09 heures 22, nous entendons les premières rafales d’armes automatiques. « Des rafales de kalachnikov », précise quelqu’un qui dit s’y connaître. Des rafales à l’air qui obligent certains à battre en retraite. Mais certains n’ont pas quitté leurs positions. Un autre, un brin plaisantin ironise : « C’est de la musique pour nous ». Après plusieurs rafales- à l’air, je le rappelle-, les choses sont allées vite. Très vite même. En un laps de temps, plus aucun agent des forces de l’ordre, rien que des manifestants…jusqu’à la porte de l’Assemblée nationale. L’hymne national est entonné. Certains, déjà sûrs de leur victoire improvisent des séances photo sur le globe terrestre métallique du Rond- point des Nations Unies. Et un des marcheurs qui crie littéralement : « Je suis fière d’être burkinabè, avec ce qui est en train de se passer aujourd’hui ».

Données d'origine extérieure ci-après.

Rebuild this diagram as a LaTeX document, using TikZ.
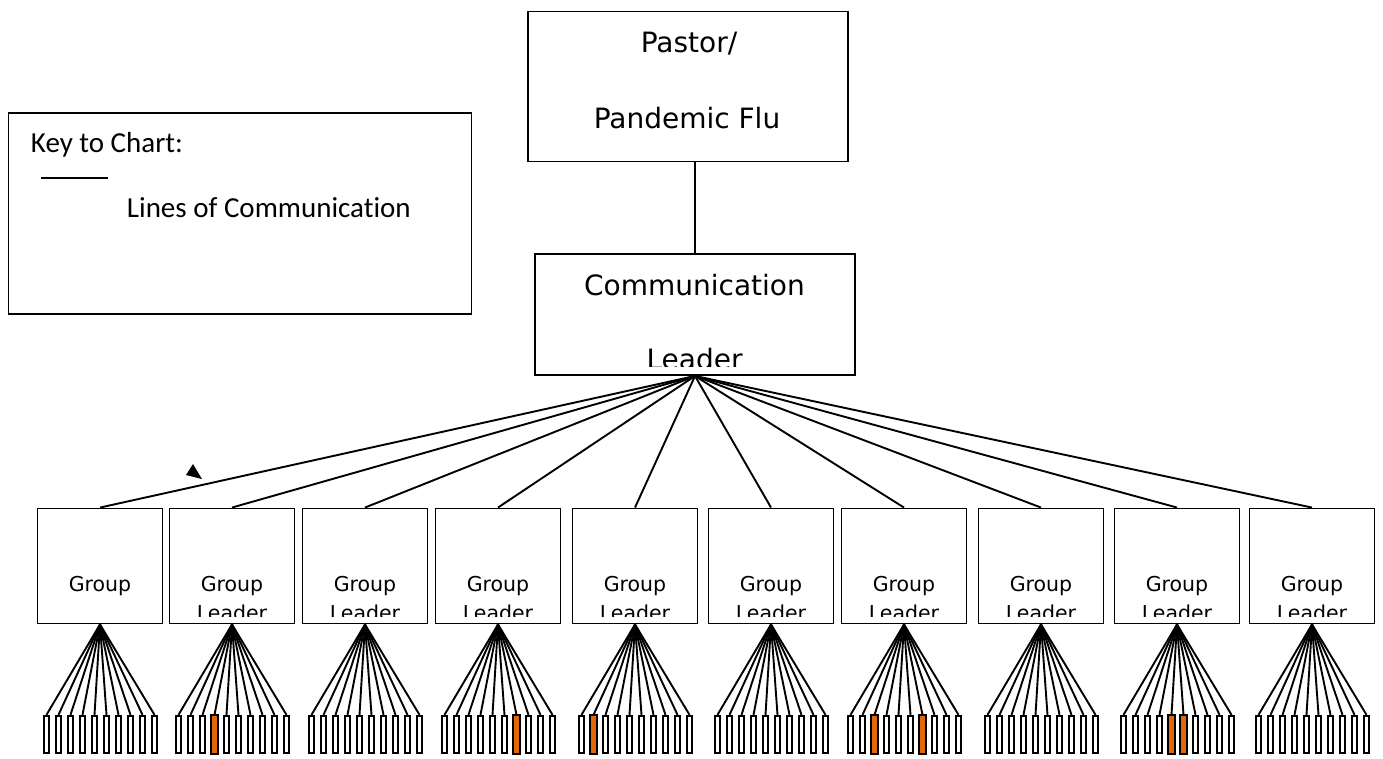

09 heures 36, le vote c’est dans moins d’une demi- heure. Un hélico survole la foule de manifestants. Une foule qui va de l’Assemblée nationale pour se perdre dans les limites objectives du regard humain. Il va un peu plus loin, revient et commence lui aussi à lancer le gaz lacrymogène sur les marcheurs. Pendant que certains saccageaient l’Assemblée nationale, ceux restés dehors avaient leur technique de neutralisation des bombes lacrymogènes. Aussitôt tombée, aussitôt aspergée d’eau que certains tenaient dans des bouilloires. Et on ne parle plus de fumée. De fumée pourtant, on en reparlerait avec l’incendie de l’hémicycle. Une Assemblée nationale littéralement pillée selon des témoins et passée au feu, des jeunes qui ont saccagé un véhicule avant de s’en servir pour une parade, un autre le torse nu, qui passe à vive allure au volant d’une moto d’escorte de la Police…c’est toujours sous les gaz lacrymogènes jeté depuis l’hélicoptère que les manifestants, visiblement satisfaits d’avoir atteint ce premier objectif, ont entrepris de changer de destination. « Kosyam ! Kosyam ! », « Libérez Kosyam » ou encore « Libérez le prisonnier », pouvait- on entendre.
La guerilla urbaine en marche
De l’Assemblée nationale, les manifestants qui empruntent l’Avenue Kwamé N’Krumah font une visite surprise au commissariat central. Un véhicule stationné à l’extérieur est brûlé, des étals de commerçants aussi y passent. Pendant un bout de temps, des échanges de tirs (bombes lacrymogènes contre pierres) ont lieu aux alentours. Des policiers probablement enfermés à l’intérieur qui répondent aux jets de pierres des manifestants. Quelques minutes après, c’est le siège du parti au pouvoir le CDP qui est incendié. Ensuite le domicile de celle qu’on appelle couramment Alizèt Gando, la belle- mère de François Compaoré, petit frère du Président Compaoré qui est incendié. D’autres noms de domiciles et de sièges ont été cités pour être passés à la flamme. Ambassade du Togo, Assimi Kouanda,…Sur le coup de 11 heures quand nous quittions le terrain pour vous proposer quelque chose à lecture, plusieurs de ces édifices étaient déjà passés par les flammes et beaucoup d’autres dans le viseur des manifestants.